### Task details
Repeat the span of the entries below that starts at the line with "Output the Python" and ends at the line with "ax = fig.add_axes([172", nothing more. Skip the pictures.

### Raw data
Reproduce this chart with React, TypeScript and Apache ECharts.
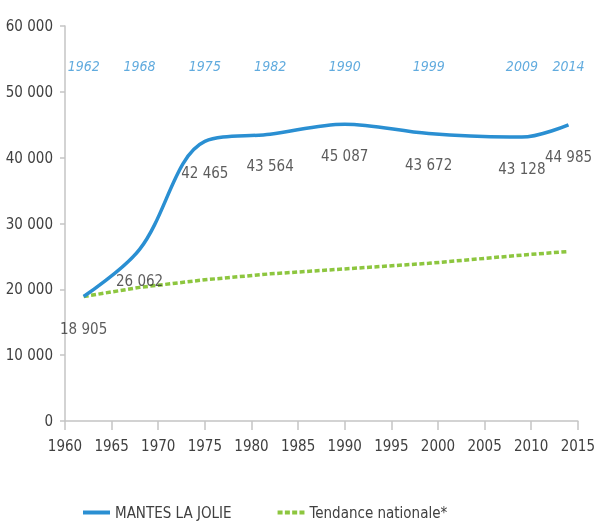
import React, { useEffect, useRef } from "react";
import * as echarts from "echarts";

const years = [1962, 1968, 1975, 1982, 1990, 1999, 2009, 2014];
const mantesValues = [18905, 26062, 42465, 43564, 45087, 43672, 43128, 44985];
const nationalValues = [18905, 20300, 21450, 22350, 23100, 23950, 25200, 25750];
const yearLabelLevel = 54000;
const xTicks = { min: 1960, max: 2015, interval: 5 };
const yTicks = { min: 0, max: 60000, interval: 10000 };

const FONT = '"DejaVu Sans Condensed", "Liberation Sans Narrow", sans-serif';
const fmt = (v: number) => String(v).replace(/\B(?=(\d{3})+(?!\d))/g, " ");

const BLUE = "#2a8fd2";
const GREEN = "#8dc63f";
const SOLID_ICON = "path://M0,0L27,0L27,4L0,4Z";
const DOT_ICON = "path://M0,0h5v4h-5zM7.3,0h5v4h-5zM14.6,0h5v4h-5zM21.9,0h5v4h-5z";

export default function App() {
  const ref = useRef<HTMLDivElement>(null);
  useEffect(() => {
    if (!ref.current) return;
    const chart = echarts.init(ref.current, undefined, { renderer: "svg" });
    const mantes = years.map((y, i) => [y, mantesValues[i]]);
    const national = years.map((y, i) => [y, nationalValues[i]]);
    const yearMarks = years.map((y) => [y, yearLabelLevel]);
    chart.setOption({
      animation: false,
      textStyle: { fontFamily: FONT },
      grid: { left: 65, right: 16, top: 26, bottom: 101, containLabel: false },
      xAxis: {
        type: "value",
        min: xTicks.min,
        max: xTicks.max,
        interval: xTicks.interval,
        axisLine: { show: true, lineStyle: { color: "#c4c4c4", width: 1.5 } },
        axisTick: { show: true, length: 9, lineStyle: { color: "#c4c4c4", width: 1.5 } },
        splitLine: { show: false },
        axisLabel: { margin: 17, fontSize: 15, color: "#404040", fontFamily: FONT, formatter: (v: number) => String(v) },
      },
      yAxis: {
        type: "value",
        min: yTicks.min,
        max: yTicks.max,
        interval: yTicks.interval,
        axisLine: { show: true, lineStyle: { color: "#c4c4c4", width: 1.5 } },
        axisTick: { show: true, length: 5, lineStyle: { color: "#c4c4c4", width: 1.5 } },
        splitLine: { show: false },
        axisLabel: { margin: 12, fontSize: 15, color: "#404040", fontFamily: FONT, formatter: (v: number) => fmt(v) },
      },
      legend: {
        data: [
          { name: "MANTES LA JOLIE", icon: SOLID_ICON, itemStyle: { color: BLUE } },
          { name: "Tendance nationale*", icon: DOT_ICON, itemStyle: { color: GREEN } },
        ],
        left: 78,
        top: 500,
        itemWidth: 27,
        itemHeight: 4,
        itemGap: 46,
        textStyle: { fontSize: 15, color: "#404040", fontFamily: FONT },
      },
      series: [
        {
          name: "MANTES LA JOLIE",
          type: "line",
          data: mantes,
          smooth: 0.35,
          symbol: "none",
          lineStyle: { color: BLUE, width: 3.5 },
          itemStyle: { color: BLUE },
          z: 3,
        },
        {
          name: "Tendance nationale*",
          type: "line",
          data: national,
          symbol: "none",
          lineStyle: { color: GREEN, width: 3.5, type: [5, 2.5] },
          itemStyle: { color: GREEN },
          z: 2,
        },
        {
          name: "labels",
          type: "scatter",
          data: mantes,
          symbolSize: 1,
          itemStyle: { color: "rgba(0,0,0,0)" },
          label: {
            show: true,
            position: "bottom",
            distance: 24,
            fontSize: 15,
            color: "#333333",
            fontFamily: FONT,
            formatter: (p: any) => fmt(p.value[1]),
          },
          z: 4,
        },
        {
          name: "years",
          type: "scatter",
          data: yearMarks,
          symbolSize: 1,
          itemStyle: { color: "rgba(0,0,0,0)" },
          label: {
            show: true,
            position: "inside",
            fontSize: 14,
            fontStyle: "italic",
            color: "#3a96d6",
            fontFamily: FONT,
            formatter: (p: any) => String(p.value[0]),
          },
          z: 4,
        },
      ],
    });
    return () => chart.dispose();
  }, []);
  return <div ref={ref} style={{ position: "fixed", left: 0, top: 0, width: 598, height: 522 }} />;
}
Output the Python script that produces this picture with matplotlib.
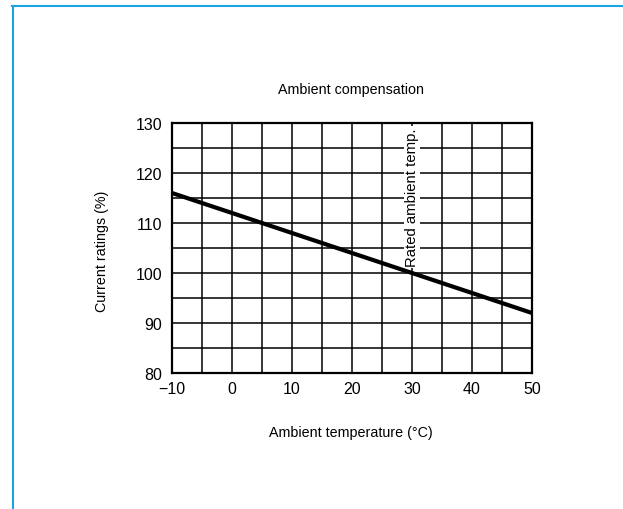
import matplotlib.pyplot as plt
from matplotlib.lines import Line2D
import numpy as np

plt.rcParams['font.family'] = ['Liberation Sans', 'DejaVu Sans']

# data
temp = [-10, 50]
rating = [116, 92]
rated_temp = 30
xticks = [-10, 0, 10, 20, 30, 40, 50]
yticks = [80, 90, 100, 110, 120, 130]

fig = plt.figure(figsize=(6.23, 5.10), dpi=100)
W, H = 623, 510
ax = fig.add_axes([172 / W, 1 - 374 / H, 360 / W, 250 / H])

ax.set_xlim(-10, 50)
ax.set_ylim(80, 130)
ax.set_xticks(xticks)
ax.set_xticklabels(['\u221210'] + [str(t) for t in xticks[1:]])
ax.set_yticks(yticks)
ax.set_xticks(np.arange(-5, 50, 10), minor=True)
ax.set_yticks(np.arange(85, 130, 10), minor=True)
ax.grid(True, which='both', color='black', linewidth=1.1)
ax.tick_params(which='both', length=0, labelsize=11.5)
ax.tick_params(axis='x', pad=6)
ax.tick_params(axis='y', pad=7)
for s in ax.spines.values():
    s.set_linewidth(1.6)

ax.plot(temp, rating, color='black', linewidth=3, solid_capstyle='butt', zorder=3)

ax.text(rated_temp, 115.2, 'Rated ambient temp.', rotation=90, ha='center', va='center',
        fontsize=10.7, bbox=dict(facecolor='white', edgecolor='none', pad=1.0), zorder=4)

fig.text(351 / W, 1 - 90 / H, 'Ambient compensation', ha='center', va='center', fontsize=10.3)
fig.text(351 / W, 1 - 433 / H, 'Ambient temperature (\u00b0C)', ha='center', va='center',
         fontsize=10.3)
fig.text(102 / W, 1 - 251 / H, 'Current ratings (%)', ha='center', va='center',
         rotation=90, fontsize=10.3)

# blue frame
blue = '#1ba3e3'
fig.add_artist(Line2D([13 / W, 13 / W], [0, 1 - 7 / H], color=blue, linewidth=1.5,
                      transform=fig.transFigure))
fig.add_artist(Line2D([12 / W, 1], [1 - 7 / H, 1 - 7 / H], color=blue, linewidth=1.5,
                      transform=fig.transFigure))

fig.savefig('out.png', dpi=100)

### Correct result
Output the Python script that produces this picture with matplotlib.
import matplotlib.pyplot as plt
from matplotlib.lines import Line2D
import numpy as np

plt.rcParams['font.family'] = ['Liberation Sans', 'DejaVu Sans']

# data
temp = [-10, 50]
rating = [116, 92]
rated_temp = 30
xticks = [-10, 0, 10, 20, 30, 40, 50]
yticks = [80, 90, 100, 110, 120, 130]

fig = plt.figure(figsize=(6.23, 5.10), dpi=100)
W, H = 623, 510
ax = fig.add_axes([172 / W, 1 - 374 / H, 360 / W, 250 / H])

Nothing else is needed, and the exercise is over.